Il Messaggero, 27 giugno 2019
Manduria, la baby gang con le maschere
TARANTO Colpivano con calci e pugni un uomo inerte e terrorizzato, mentre uno di loro filmava e poi condivideva in chat i video. La «banda degli orfanelli» è stata incastrata a Manduria, il 30 aprile scorso a seguito della morte del 66enne Antonio Stano. E ieri la Procura ha chiuso anche il secondo filone d’indagine notificando altre nove ordinanze di custodia cautelare a un maggiorenne e a otto minori, due dei quali già fermati ad aprile.
Sono accusati anch’essi di tortura, lesioni, danneggiamento e violazione di domicilio aggravati sempre ai danni di Stano, e di una seconda vittima presa a bersaglio in un solo episodio. Il gip Paola Morelli ha disposto per sei minorenni la custodia cautelare nell’istituto penale minorile di Bari e per altri due, già agli arresti, il collocamento presso una Comunità il cui responsabile vigilerà sul comportamento e collaborerà con i Servizi minorili. Il giudice, disponendo la carcerazione, conferma che i «familiari non danno garanzie di intervento contenitivo educativo e di controllo».
Rispondendo ai giornalisti il procuratore Carlo Maria Capristo ha espresso perplessità anche sul ruolo della chiesa di San Giovanni Bosco: «Questa struttura religiosa che raccoglieva tanti minori, compresi quelli responsabili di queste azioni, ci ha lasciati, uso un eufemismo, perplessi, per non essere intervenuta in tempo utile».
L’inchiesta, oltre a ricostruire le azioni stile «Arancia Meccanica» del gruppo, ha portato alla scoperta di una seconda banda che si faceva chiamare «L’Ultima di carniali» (L’ultima di Carnevale) e della nuova vittima. Un 53enne affetto da «insufficienza mentale grave», preso di mira il primo aprile scorso.
In quattro, due minori e due maggiorenni, lo attirarono di notte all’esterno della sua abitazione. Venne poi colpito da un calcio che lo fece stramazzare al suolo e da pugni al volto, con la perdita di due denti e lesioni permanenti alla masticazione.
Tutti episodi di violenza gratuita che il gruppo di giovanissimi organizzava per divertimento e prova di forza fra amici. Tanto che la chat fra i ragazzi documenta che la mancata partecipazione alle aggressioni veniva bollata come mancanza di coraggio.
I nuovi arresti scaturiscono dal ritrovamento del cosiddetto «file nativo». L’ha scovato il consulente tecnico della Procura negli smartphone sequestrati dopo gli arresti del 30 aprile scorso.
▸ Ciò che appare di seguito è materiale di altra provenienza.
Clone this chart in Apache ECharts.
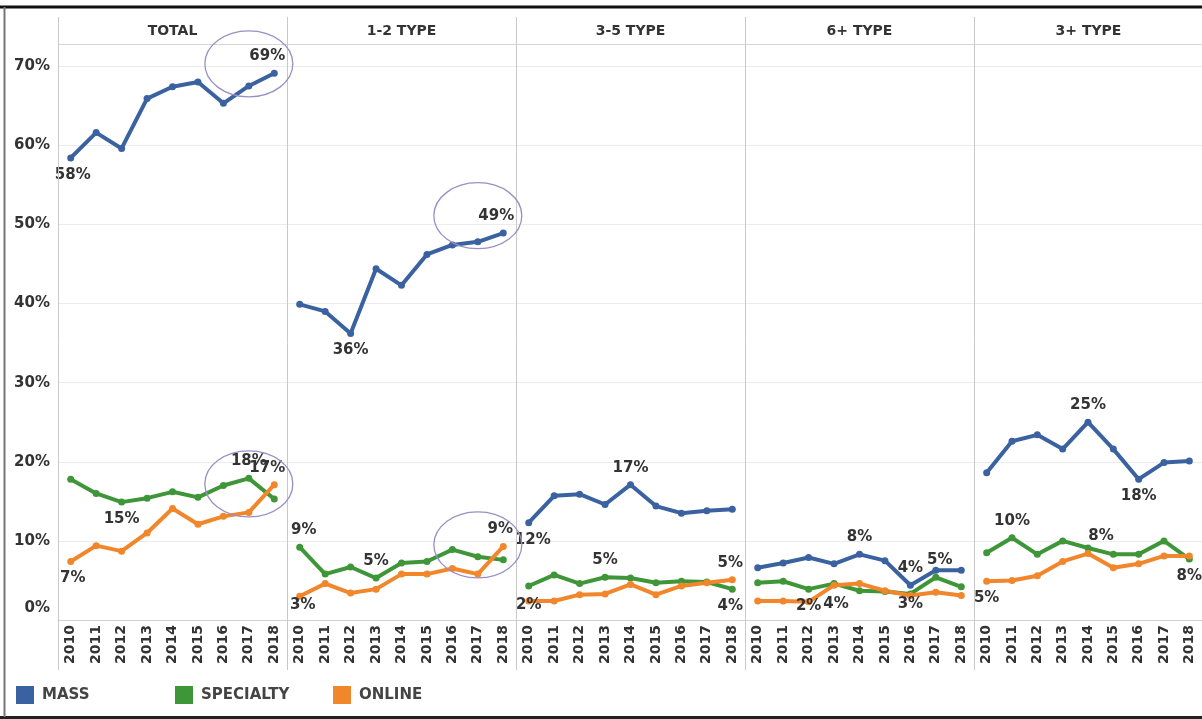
<!DOCTYPE html>
<html>
<head>
<meta charset="utf-8">
<script src="https://cdn.jsdelivr.net/npm/echarts@6/dist/echarts.min.js"></script>
<style>
  html, body { margin: 0; padding: 0; background: #fff; }
  #chart { width: 1202px; height: 719px; }
</style>
</head>
<body>
<div id="chart"></div>
<script>
// Categories
const years = ['2010', '2011', '2012', '2013', '2014', '2015', '2016', '2017', '2018'];
const panelTitles = ['TOTAL', '1-2 TYPE', '3-5 TYPE', '6+ TYPE', '3+ TYPE'];
const channelNames = ['MASS', 'SPECIALTY', 'ONLINE'];
const yTicks = [0, 10, 20, 30, 40, 50, 60, 70];

// Share of purchases (%) per channel, one array per panel
const totalMass       = [58.4, 61.6, 59.6, 65.9, 67.4, 68.0, 65.3, 67.5, 69.1];
const totalSpecialty  = [17.8, 16.0, 14.9, 15.4, 16.2, 15.5, 17.0, 17.9, 15.3];
const totalOnline     = [7.4, 9.4, 8.7, 11.0, 14.1, 12.1, 13.1, 13.6, 17.1];

const type12Mass      = [39.9, 39.0, 36.2, 44.4, 42.3, 46.2, 47.4, 47.8, 48.9];
const type12Specialty = [9.2, 5.8, 6.7, 5.3, 7.2, 7.4, 8.9, 8.0, 7.6];
const type12Online    = [3.0, 4.6, 3.4, 3.9, 5.8, 5.8, 6.5, 5.8, 9.3];

const type35Mass      = [12.3, 15.7, 15.9, 14.6, 17.1, 14.4, 13.5, 13.8, 14.0];
const type35Specialty = [4.3, 5.7, 4.6, 5.4, 5.3, 4.7, 4.9, 4.8, 3.9];
const type35Online    = [2.4, 2.4, 3.2, 3.3, 4.5, 3.2, 4.3, 4.7, 5.1];

const type6Mass       = [6.6, 7.2, 7.9, 7.1, 8.3, 7.5, 4.4, 6.3, 6.3];
const type6Specialty  = [4.7, 4.9, 3.9, 4.6, 3.7, 3.6, 3.3, 5.4, 4.2];
const type6Online     = [2.4, 2.4, 2.3, 4.4, 4.6, 3.7, 3.1, 3.5, 3.1];

const type3Mass       = [18.6, 22.6, 23.4, 21.6, 25.0, 21.6, 17.8, 19.9, 20.1];
const type3Specialty  = [8.5, 10.4, 8.3, 10.0, 9.1, 8.3, 8.3, 10.0, 7.7];
const type3Online     = [4.9, 5.0, 5.6, 7.4, 8.4, 6.6, 7.1, 8.1, 8.1];

const panelSeries = [
  [totalMass, totalSpecialty, totalOnline],
  [type12Mass, type12Specialty, type12Online],
  [type35Mass, type35Specialty, type35Online],
  [type6Mass, type6Specialty, type6Online],
  [type3Mass, type3Specialty, type3Online]
];

// Which points carry a value label, and where the label sits
const labelSpecs = [
  { panel: 0, ch: 0, i: 0, pos: 'bottom', off: [2, 0] },
  { panel: 0, ch: 0, i: 8, pos: 'top', off: [-7, 0] },
  { panel: 0, ch: 1, i: 2, pos: 'bottom' },
  { panel: 0, ch: 1, i: 7, pos: 'top' },
  { panel: 0, ch: 2, i: 8, pos: 'top', off: [-7, 0] },
  { panel: 0, ch: 2, i: 0, pos: 'bottom', off: [2, 0] },
  { panel: 1, ch: 0, i: 2, pos: 'bottom' },
  { panel: 1, ch: 0, i: 8, pos: 'top', off: [-7, 0] },
  { panel: 1, ch: 1, i: 0, pos: 'top', off: [4, 0] },
  { panel: 1, ch: 1, i: 3, pos: 'top' },
  { panel: 1, ch: 2, i: 0, pos: 'bottom', dist: -2, off: [3, 0] },
  { panel: 1, ch: 2, i: 8, pos: 'top', off: [-3, 0] },
  { panel: 2, ch: 0, i: 0, pos: 'bottom', off: [4, 0] },
  { panel: 2, ch: 0, i: 4, pos: 'top' },
  { panel: 2, ch: 1, i: 3, pos: 'top' },
  { panel: 2, ch: 1, i: 8, pos: 'bottom', off: [-2, 0] },
  { panel: 2, ch: 2, i: 0, pos: 'bottom', dist: -7 },
  { panel: 2, ch: 2, i: 8, pos: 'top', off: [-2, 0] },
  { panel: 3, ch: 0, i: 4, pos: 'top' },
  { panel: 3, ch: 0, i: 6, pos: 'top' },
  { panel: 3, ch: 1, i: 7, pos: 'top', off: [4, 0] },
  { panel: 3, ch: 2, i: 2, pos: 'bottom', dist: -7 },
  { panel: 3, ch: 2, i: 3, pos: 'bottom', dist: 8, off: [2, 0] },
  { panel: 3, ch: 2, i: 6, pos: 'bottom', dist: -2 },
  { panel: 4, ch: 0, i: 4, pos: 'top' },
  { panel: 4, ch: 0, i: 6, pos: 'bottom' },
  { panel: 4, ch: 1, i: 1, pos: 'top' },
  { panel: 4, ch: 1, i: 8, pos: 'bottom' },
  { panel: 4, ch: 2, i: 0, pos: 'bottom' },
  { panel: 4, ch: 2, i: 4, pos: 'top', off: [13, 0] }
];

// Highlight rings: [panel, year index, value]
const highlights = [
  [0, 7, 70.3],
  [0, 7, 17.2],
  [1, 7, 51.1],
  [1, 7, 9.5]
];

const colors = ['#3b62a0', '#3f9638', '#f2862b'];
const FONT = '"DejaVu Sans", sans-serif';
const TEXT = '#333';

// Layout
const X0 = 58, PW = 229, TOP = 44, BOTTOM = 620, HEAD = 17, DIV_BOTTOM = 670;
const Y_MAX = 72.8;

const grids = [], xAxes = [], yAxes = [], series = [];
panelTitles.forEach((title, p) => {
  grids.push({ left: X0 + p * PW, width: PW, top: TOP, height: BOTTOM - TOP, containLabel: false });
  xAxes.push({
    type: 'category', gridIndex: p, data: years, boundaryGap: true,
    axisTick: { show: false },
    axisLine: { show: true, lineStyle: { color: '#d2d2d2', width: 1 } },
    axisLabel: { rotate: 90, interval: 0, margin: 5, fontSize: 14, fontWeight: 'bold', color: TEXT, fontFamily: FONT }
  });
  yAxes.push({
    type: 'value', gridIndex: p, min: 0, max: Y_MAX, interval: 10,
    axisLine: { show: false }, axisTick: { show: false },
    splitLine: { show: true, lineStyle: { color: '#ececec', width: 1 } },
    axisLabel: {
      show: p === 0, margin: 8, fontSize: 15, fontWeight: 'bold', color: TEXT, fontFamily: FONT, showMaxLabel: false,
      formatter: v => yTicks.includes(v) ? (v === 0 ? '{z|0%}' : v + '%') : '',
      rich: { z: { fontSize: 15, fontWeight: 'bold', color: TEXT, fontFamily: FONT, padding: [0, 0, 24, 0] } }
    }
  });
  panelSeries[p].forEach((vals, ch) => {
    const data = vals.map((v, i) => {
      const spec = labelSpecs.find(s => s.panel === p && s.ch === ch && s.i === i);
      if (!spec) return v;
      return {
        value: v,
        label: {
          show: true, position: spec.pos, offset: spec.off || [0, 0],
          distance: spec.dist !== undefined ? spec.dist : 6
        }
      };
    });
    series.push({
      type: 'line', name: channelNames[ch], xAxisIndex: p, yAxisIndex: p,
      data, color: colors[ch],
      symbol: 'circle', symbolSize: 7, showAllSymbol: true,
      lineStyle: { width: 4, color: colors[ch] },
      itemStyle: { color: colors[ch] },
      label: {
        show: false, fontSize: 15, fontWeight: 'bold', color: TEXT, fontFamily: FONT,
        formatter: d => Math.round(d.value) + '%'
      },
      emphasis: { disabled: true },
      animation: false,
      z: 3
    });
  });
});

const legendX = [16, 175, 333];
const legends = channelNames.map((n, k) => ({
  data: [n], left: legendX[k], top: 686, padding: 0, icon: 'rect', itemWidth: 18, itemHeight: 18,
  itemGap: 0, selectedMode: false,
  textStyle: { fontSize: 15, fontWeight: 'bold', color: '#444', fontFamily: FONT, padding: [0, 0, 0, 3] }
}));

const chart = echarts.init(document.getElementById('chart'), null, { renderer: 'canvas' });
chart.setOption({
  backgroundColor: '#fff',
  animation: false,
  grid: grids, xAxis: xAxes, yAxis: yAxes, series, legend: legends
});

// Frame, panel dividers, header band, panel titles and highlight rings
const gfx = [];
gfx.push({ type: 'line', shape: { x1: 0, y1: 7, x2: 1202, y2: 7 }, style: { stroke: '#111', lineWidth: 3 }, z: 10 });
gfx.push({ type: 'line', shape: { x1: 0, y1: 717.5, x2: 1202, y2: 717.5 }, style: { stroke: '#222', lineWidth: 3 }, z: 10 });
gfx.push({ type: 'line', shape: { x1: 4.5, y1: 7, x2: 4.5, y2: 717 }, style: { stroke: '#777', lineWidth: 2 }, z: 10 });
gfx.push({ type: 'line', shape: { x1: X0, y1: TOP + 0.5, x2: 1202, y2: TOP + 0.5 }, style: { stroke: '#d6d6d6', lineWidth: 1 }, z: 5 });
for (let p = 0; p < panelTitles.length; p++) {
  const x = X0 + p * PW + 0.5;
  gfx.push({ type: 'line', shape: { x1: x, y1: HEAD, x2: x, y2: DIV_BOTTOM }, style: { stroke: '#c9c9c9', lineWidth: 1 }, z: 5 });
  gfx.push({
    type: 'text', x: X0 + p * PW + PW / 2, y: (HEAD + TOP) / 2 + 1,
    style: { text: panelTitles[p], fill: TEXT, font: 'bold 14px ' + FONT, align: 'center', verticalAlign: 'middle' },
    z: 5
  });
}
highlights.forEach(([p, idx, val]) => {
  const pt = chart.convertToPixel({ xAxisIndex: p, yAxisIndex: p }, [idx, val]);
  gfx.push({
    type: 'ellipse', shape: { cx: pt[0], cy: pt[1], rx: 44, ry: 33 },
    style: { fill: 'none', stroke: '#9a8fc4', lineWidth: 1.3 }, z: 20
  });
});
chart.setOption({ graphic: gfx });
</script>
</body>
</html>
Passando al setaccio sms, scambi su WhatsApp e video è risalito fino al momento iniziale del racconto degli orrori e da lì ha seguito tutta la storia ricostruendo episodi inediti e datandoli con precisione. «Questo file è stato fondamentale — dice il procuratore per i minori Antonella Montanaro —. Ci ha permesso di ottenere datazione degli eventi e geolocalizzazione. Insieme alle chat e ai riscontri ricavati da interrogatori di persone informate sui fatti abbiamo ricostruito il quadro completo».